Page 1 of 1

Dry oil sump and engine questions

Posted: Sun Feb 19, 2012 4:26 pm
by Mike Kimball
I would like to seek learned opinions from you guys about a couple of
things. First, I finished constructing a dry oil sump for my PSRU. I made
it out of 3" foam core ABS plastic pipe. My PSRU has an integral oil pump
and I have a pressure gauge in the cockpit that tells me that the max
pressure it sees is about 20psi and is usually closer to 10 psi. I'm not
sure if the oil outlet is subject to that pressure or is just in a
non-pressurized area of the unit but I would expect to see very little
pressure in my sump. A web search tells me that foam core ABS is for
non-pressure applications where the temp will not exceed 160F. I've seen
engine oil temps a bit over 200F but I think I can get those to stay under
200F. The PSRU is not directly subjected to combustion temps like the block
so I would think that it would run cooler using it's own dry sump. (Might
have to see about fitting a temp gauge on it.) Especially since it is in
the front right behind two holes in the cowl for cooling air to enter. The
placement of my sump will put it right in the path of that cooling air as
well. ABS sump a bad idea? There's the issue about the ABS adhesive that
holds the caps on too. PVC is even worse with a 140F max temp
recommendation. Aluminum is impossible for me to make myself. Can't find
anything suitable off-the-shelf.

You might remember that my #8 exhaust valve seems to be leaking. Leak down
test shows low compression and I hear air leaking out the exhaust pipe. I
double checked the leak down with the rockers removed to be sure the valves
were closed. Very low hours on the engine since rebuild (after my burned
piston).
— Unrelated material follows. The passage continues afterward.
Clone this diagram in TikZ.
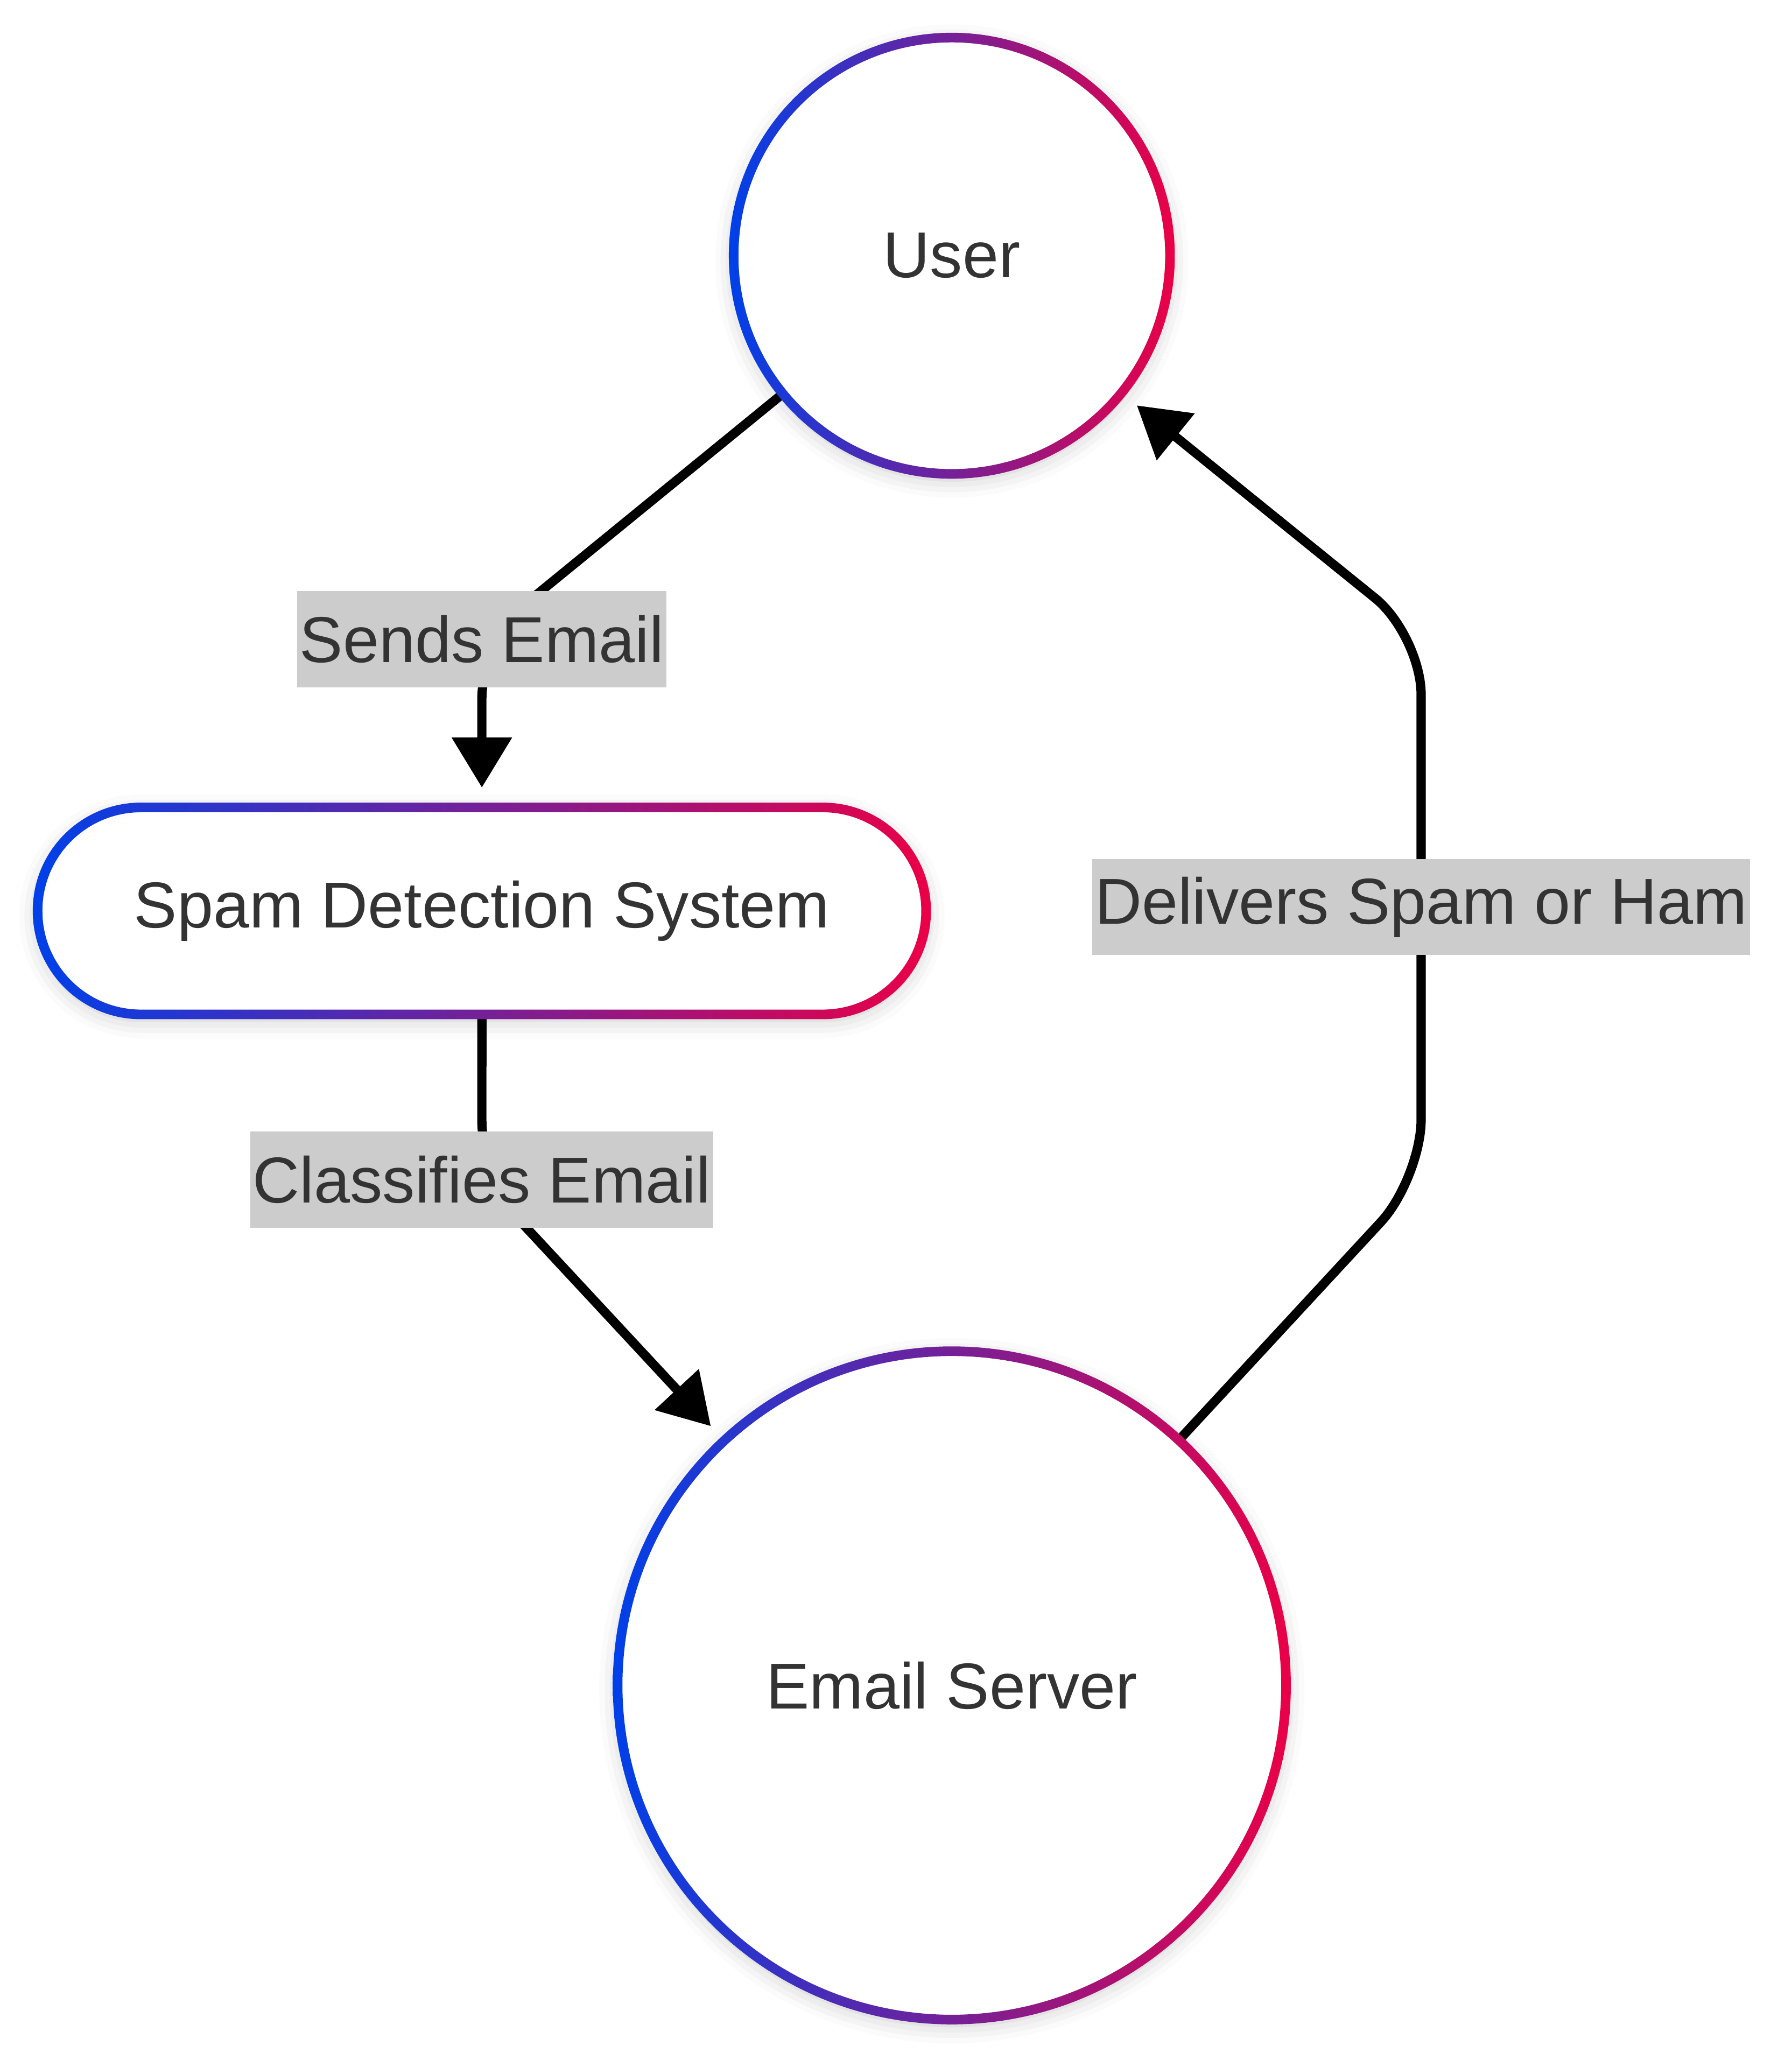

Maybe 10 hours total, ground and in-flight. Tried smacking the
valve with a plastic hammer to see if some carbon or something was holding
it open with no luck. I had a very good engine shop disassemble, inspect,
and reassemble the heads after the burned piston event just to be sure
everything was OK. Is there any chance of improvement with more time on the
engine or should I just dive into pulling the head to check out the valve?
Or is there something else that can be tried before pulling the head?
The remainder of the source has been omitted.